Genealogy and History
Part of the Genealogy Trails History Group
Harlem is one of the central townships of the county and one of the most important in every respect. It was settled fourth in point of date in the county, and has always been an important factor in the social and political life of Stephenson County.
As far as can be learned, the first settler who came into Harlem Township there to remain permanently was Miller Preston, who hailed from Gallipolis, Ohio. Mr. Miller first came to the county in 1833, en route from Dixon to Gallipolis, by a roundabout route prospecting. The land in Harlem Township looked promising, and he determined to settle down there. But it took some time to arrange his business affairs, at home in Gallipolis in such shape that he could make the move. He was engaged in the tanning business in the Ohio town, and he found it necessary to complete tanning a quantity of hides! for which he had made a contract before going on his prospecting tour. So long did it take him to thoroughly straighten out affairs before leaving for the west, that it was 1835, fully two years later, before he set out for his future home. At a point on the Galena stage road he built his cabin and set up his claim. The township where his land lay was then a part of Lancaster Township, and had, only a short time before, been part of the old Central Precinct. Soon the eastern section of the township was portioned off into Lancaster Township and the western half took its present name of Harlem.

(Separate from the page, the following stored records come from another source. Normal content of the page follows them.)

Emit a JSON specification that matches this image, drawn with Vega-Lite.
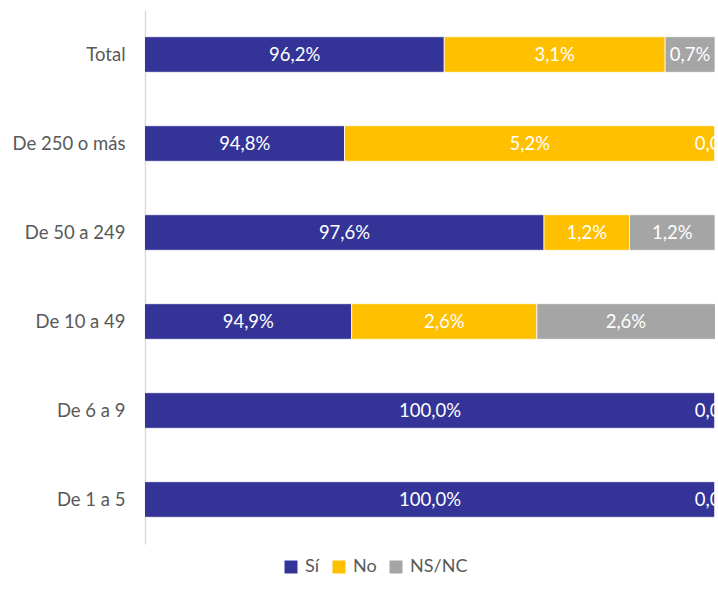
{
  "$schema": "https://vega.github.io/schema/vega-lite/v6.json",
  "autosize": {"type": "none"},
  "width": 570,
  "height": 534,
  "padding": {"left": 145, "top": 10, "right": 3, "bottom": 59},
  "background": "white",
  "config": {"view": {"stroke": null}, "font": "Lato"},
  "data": {
    "values": [
      {"group": "Total", "cat": "Sí", "ord": 1, "value": 96.2},
      {"group": "Total", "cat": "No", "ord": 2, "value": 3.1},
      {"group": "Total", "cat": "NS/NC", "ord": 3, "value": 0.7},
      {"group": "De 250 o más", "cat": "Sí", "ord": 1, "value": 94.8},
      {"group": "De 250 o más", "cat": "No", "ord": 2, "value": 5.2},
      {"group": "De 250 o más", "cat": "NS/NC", "ord": 3, "value": 0.0},
      {"group": "De 50 a 249", "cat": "Sí", "ord": 1, "value": 97.6},
      {"group": "De 50 a 249", "cat": "No", "ord": 2, "value": 1.2},
      {"group": "De 50 a 249", "cat": "NS/NC", "ord": 3, "value": 1.2},
      {"group": "De 10 a 49", "cat": "Sí", "ord": 1, "value": 94.9},
      {"group": "De 10 a 49", "cat": "No", "ord": 2, "value": 2.6},
      {"group": "De 10 a 49", "cat": "NS/NC", "ord": 3, "value": 2.6},
      {"group": "De 6 a 9", "cat": "Sí", "ord": 1, "value": 100.0},
      {"group": "De 6 a 9", "cat": "No", "ord": 2, "value": 0.0},
      {"group": "De 1 a 5", "cat": "Sí", "ord": 1, "value": 100.0},
      {"group": "De 1 a 5", "cat": "No", "ord": 2, "value": 0.0}
    ]
  },
  "transform": [
    {"stack": "value", "groupby": ["group"], "sort": [{"field": "ord", "order": "ascending"}], "as": ["v0", "v1"]},
    {"calculate": "(max(datum.v0, 92) + min(datum.v1, 100)) / 2", "as": "mid"},
    {"calculate": "replace(format(datum.value, '.1f'), '.', ',') + '%'", "as": "label"}
  ],
  "encoding": {
    "y": {
      "field": "group",
      "type": "nominal",
      "sort": ["Total", "De 250 o más", "De 50 a 249", "De 10 a 49", "De 6 a 9", "De 1 a 5"],
      "scale": {"paddingInner": 0.6, "paddingOuter": 0.3},
      "axis": {
        "title": null,
        "ticks": false,
        "domainColor": "#d9d9d9",
        "domainWidth": 1.5,
        "labelFontSize": 18.5,
        "labelColor": "#595959",
        "labelPadding": 20
      }
    }
  },
  "layer": [
    {
      "mark": {"type": "bar", "clip": true, "stroke": "white", "strokeWidth": 0.75},
      "encoding": {
        "x": {"field": "v0", "type": "quantitative", "scale": {"domain": [92, 100], "nice": false, "zero": false}, "axis": null},
        "x2": {"field": "v1"},
        "color": {
          "field": "cat",
          "type": "nominal",
          "scale": {"domain": ["Sí", "No", "NS/NC"], "range": ["#343498", "#FFC000", "#A5A5A5"]},
          "sort": ["Sí", "No", "NS/NC"],
          "legend": {
            "title": null,
            "orient": "none",
            "direction": "horizontal",
            "legendX": 137,
            "legendY": 548,
            "symbolType": "square",
            "symbolSize": 169,
            "symbolStrokeWidth": 0,
            "labelFontSize": 18,
            "labelColor": "#595959",
            "columnPadding": 10,
            "labelOffset": 5
          }
        }
      }
    },
    {
      "mark": {"type": "text", "clip": true, "color": "white", "fontSize": 18.5, "align": "center", "baseline": "middle"},
      "encoding": {
        "x": {"field": "mid", "type": "quantitative"},
        "text": {"field": "label"}
      }
    }
  ]
}
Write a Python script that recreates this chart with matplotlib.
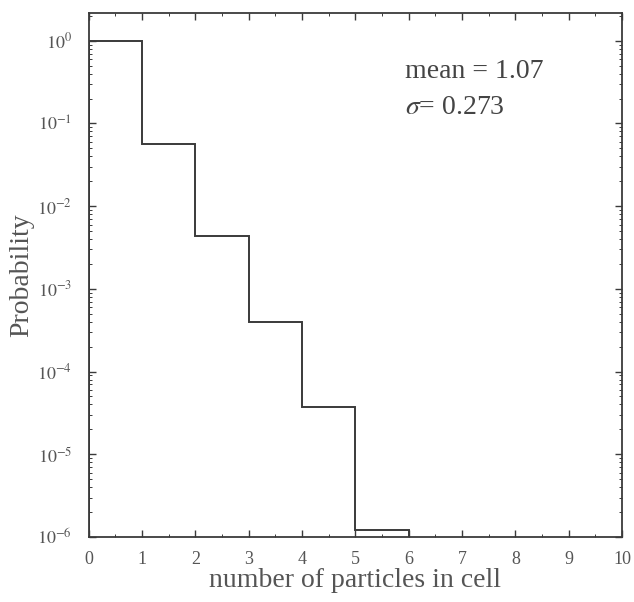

Harlem Township has always been noted for the particular attractiveness of its natural scenery. At the time when Miller Preston built his log cabin, for which he was obliged to hew the heavy logs from the adjacent forests, the country is said to have been surpassingly beautiful. The region from the earliest times was noted for its picturesqueness, and it was this, perhaps, which drew to its confines a large band of Indians. As late as 1840 the Indians were in full sway in the region, and they held a large camp Winnebagoes and Pottawattomies at the confluence of Richland Creek and the Pecatonica River.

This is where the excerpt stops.